_GOAL_:
Take every line from the material that has the word "this" in it.
[Start of SOURCE MATERIAL]
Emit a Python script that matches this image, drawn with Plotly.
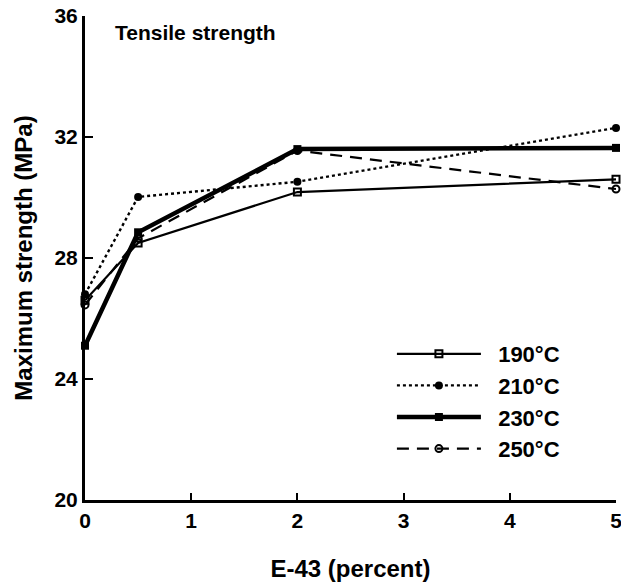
import plotly.graph_objects as go

# Data
e43_percent = [0, 0.5, 2, 5]
series_names = ["190°C", "210°C", "230°C", "250°C"]
strength_190 = [26.6, 28.5, 30.18, 30.6]
strength_210 = [26.8, 30.02, 30.52, 32.3]
strength_230 = [25.1, 28.85, 31.6, 31.64]
strength_250 = [26.45, 28.65, 31.55, 30.28]
x_ticks = [0, 1, 2, 3, 4, 5]
y_ticks = [20, 24, 28, 32, 36]

FONT = "Liberation Sans, Arial, Helvetica, sans-serif"

styles = [
    dict(line=dict(color="black", width=2.2, dash="solid"),
         marker=dict(symbol="square-open", size=7, color="black", line=dict(width=2))),
    dict(line=dict(color="black", width=2.4, dash="dot"),
         marker=dict(symbol="circle", size=8, color="black")),
    dict(line=dict(color="black", width=4.5, dash="solid"),
         marker=dict(symbol="square", size=8, color="black")),
    dict(line=dict(color="black", width=2.2, dash="12px,8px"),
         marker=dict(symbol="circle-open", size=7, color="black", line=dict(width=2))),
]

fig = go.Figure()
for name, ys, st in zip(series_names,
                        [strength_190, strength_210, strength_230, strength_250],
                        styles):
    fig.add_trace(go.Scatter(
        x=e43_percent, y=ys, name="\u00a0\u00a0" + name, mode="lines+markers",
        line=st["line"], marker=st["marker"], cliponaxis=False,
        legendgroup=name,
    ))

tick_font = dict(size=21, family=FONT, weight="bold", color="black")
title_font = dict(size=24, family=FONT, weight="bold", color="black")

fig.update_layout(
    width=621, height=582,
    margin=dict(l=85, r=5, t=16, b=82, autoexpand=False),
    paper_bgcolor="white", plot_bgcolor="white",
    font=dict(family=FONT, size=18, color="black"),
    showlegend=True,
    legend=dict(x=0.578, y=0.345, xanchor="left", yanchor="top",
                bgcolor="rgba(0,0,0,0)",
                font=dict(size=22, family=FONT, weight="bold", color="black"),
                tracegroupgap=0, itemwidth=84),
    xaxis=dict(range=[0, 5], tickvals=x_ticks, ticktext=[str(v) for v in x_ticks],
               showline=True, linecolor="black", linewidth=3, mirror=False,
               ticks="inside", ticklen=7, tickwidth=2, tickcolor="black",
               showgrid=False, zeroline=False, automargin=False,
               ticklabeloverflow="allow",
               tickfont=tick_font,
               title=dict(text="E-43 (percent)", font=title_font, standoff=33)),
    yaxis=dict(range=[20, 36], tickvals=y_ticks, ticktext=[str(v) for v in y_ticks],
               showline=True, linecolor="black", linewidth=3, mirror=False,
               ticks="inside", ticklen=8, tickwidth=2, tickcolor="black",
               showgrid=False, zeroline=False, automargin=False,
               ticklabeloverflow="allow",
               tickfont=tick_font,
               title=dict(text="Maximum strength (MPa)", font=title_font, standoff=16)),
    annotations=[dict(text="Tensile strength", xref="paper", yref="paper",
                      x=0.053, y=0.965, xanchor="left", yanchor="middle",
                      showarrow=False,
                      font=dict(size=21, family=FONT, weight="bold", color="black"))],
)

fig.write_html("out.html",
               config={"displayModeBar": False},
               post_script="document.body.style.margin='0';document.body.style.padding='0';")
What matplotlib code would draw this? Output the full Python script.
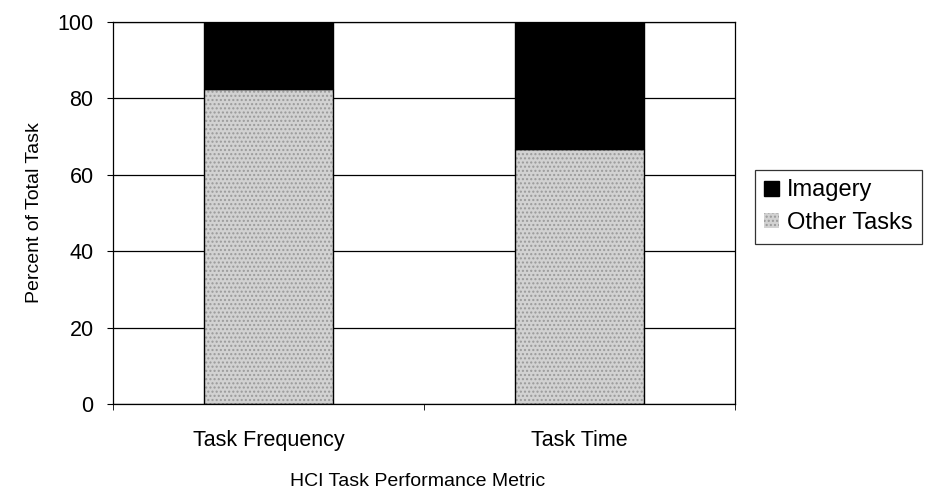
[End of SOURCE MATERIAL]
_TASK ANSWER_:
Emit a Python script that matches this image, drawn with Plotly.
What matplotlib code would draw this? Output the full Python script.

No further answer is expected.